Short documentary films are a significant part of our outreach towards the general public. There are new 13’ films on the water of the town, glass working and papyrus boats. The complete catalogue can be seen online.
Web sites provide us with another means of communication and explanation of our research and results. Thanks to the talent of Danielle Guiraudios, our webmaster, we now have several sites, one for the CEAlex, another for the Francophone press of Egypt, as mentioned above, and a third dedicated to the study of amphoras. These sites are regularly expanded and up-dated, and, going by the number of hits they receive, they seem to be fulfilling their role of spreading knowledge of Alexandria across all aspects of its history.
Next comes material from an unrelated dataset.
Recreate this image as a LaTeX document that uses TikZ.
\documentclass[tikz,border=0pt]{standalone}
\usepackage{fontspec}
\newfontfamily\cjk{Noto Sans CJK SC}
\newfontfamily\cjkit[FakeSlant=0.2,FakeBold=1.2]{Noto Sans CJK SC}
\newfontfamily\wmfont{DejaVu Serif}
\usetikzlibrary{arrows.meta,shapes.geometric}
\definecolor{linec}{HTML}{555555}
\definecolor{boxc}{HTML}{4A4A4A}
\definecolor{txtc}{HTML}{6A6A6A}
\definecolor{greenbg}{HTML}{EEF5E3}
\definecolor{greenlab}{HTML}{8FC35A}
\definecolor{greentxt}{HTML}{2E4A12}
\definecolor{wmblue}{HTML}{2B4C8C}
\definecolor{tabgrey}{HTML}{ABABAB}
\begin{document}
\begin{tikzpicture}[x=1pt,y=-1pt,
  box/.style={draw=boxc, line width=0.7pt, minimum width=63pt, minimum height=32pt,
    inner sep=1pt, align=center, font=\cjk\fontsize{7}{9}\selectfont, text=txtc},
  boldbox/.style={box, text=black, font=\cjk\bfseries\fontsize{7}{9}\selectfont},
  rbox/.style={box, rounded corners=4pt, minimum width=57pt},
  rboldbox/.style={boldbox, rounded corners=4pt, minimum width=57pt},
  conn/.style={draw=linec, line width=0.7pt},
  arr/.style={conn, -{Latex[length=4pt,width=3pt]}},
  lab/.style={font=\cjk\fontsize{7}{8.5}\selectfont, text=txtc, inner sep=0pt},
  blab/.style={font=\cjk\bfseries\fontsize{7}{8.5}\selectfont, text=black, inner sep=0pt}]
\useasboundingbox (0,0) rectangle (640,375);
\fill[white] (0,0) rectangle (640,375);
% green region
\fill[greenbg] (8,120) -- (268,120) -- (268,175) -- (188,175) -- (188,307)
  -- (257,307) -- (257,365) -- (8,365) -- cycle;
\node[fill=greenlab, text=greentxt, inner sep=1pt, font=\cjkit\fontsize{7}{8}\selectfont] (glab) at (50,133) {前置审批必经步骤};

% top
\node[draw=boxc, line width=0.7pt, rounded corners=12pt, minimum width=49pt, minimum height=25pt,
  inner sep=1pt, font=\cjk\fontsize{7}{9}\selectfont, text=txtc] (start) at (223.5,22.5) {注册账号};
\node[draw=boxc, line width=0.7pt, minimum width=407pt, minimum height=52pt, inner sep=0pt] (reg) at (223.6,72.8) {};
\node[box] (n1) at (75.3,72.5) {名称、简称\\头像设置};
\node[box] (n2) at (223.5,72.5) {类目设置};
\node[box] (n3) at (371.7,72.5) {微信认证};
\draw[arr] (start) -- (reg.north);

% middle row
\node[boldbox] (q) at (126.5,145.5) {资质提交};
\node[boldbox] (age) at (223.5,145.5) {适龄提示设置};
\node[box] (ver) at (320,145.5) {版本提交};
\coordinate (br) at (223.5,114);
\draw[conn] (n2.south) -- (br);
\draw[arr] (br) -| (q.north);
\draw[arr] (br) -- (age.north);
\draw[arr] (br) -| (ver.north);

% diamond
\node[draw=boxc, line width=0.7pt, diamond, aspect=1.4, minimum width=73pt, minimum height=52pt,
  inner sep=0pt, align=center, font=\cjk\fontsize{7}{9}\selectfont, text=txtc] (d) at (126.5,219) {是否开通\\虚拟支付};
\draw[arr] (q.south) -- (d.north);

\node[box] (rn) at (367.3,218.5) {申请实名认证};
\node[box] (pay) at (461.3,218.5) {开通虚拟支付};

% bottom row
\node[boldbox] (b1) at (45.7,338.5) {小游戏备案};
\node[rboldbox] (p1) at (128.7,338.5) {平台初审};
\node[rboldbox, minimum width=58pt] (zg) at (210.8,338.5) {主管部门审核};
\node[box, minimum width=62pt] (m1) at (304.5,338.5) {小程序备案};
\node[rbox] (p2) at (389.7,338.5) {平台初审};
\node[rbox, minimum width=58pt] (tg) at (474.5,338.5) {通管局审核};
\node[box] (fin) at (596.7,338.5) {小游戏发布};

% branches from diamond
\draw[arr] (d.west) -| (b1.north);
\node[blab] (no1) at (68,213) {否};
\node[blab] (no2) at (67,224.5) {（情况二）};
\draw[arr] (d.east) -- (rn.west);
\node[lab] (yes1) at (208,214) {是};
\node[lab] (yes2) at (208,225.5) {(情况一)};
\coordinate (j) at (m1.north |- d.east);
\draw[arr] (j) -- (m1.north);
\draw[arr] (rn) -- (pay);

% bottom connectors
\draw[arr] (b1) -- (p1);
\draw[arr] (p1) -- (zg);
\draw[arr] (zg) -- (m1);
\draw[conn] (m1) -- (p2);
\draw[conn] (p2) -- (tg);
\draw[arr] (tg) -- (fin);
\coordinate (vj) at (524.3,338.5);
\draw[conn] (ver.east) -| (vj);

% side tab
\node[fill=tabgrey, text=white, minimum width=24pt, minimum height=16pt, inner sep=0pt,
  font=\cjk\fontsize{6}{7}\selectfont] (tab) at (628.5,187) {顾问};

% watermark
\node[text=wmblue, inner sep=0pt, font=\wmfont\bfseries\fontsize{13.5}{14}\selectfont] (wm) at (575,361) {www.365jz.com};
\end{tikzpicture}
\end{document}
The Educational Outreach Service
The Educational Outreach Service of the CEAlex continues to present its various projects that have been refined over the five years of its existence. The Teaching Trunks looking at water and the cisterns continue their visits to Alexandrian schools, as does the web cartoon about maritime commerce in the ancient Mediterranean, and the mosaic workshops developed in 2008. Our two youth workers Marwa Abdelgawad and Vincent Duménil (the latter a member of the PACA region volunteer programme) have cooperated with the education section of the Laténium Museum at Neuchâtel in connection with the current exhibition on Alexandria’s hydraulic system.
The latest project to be developed will look at refuse and recycling, issues that are crucial to Alexandria, whether for the 500,000 inhabitants of the ancient city or for the five or more millions of today.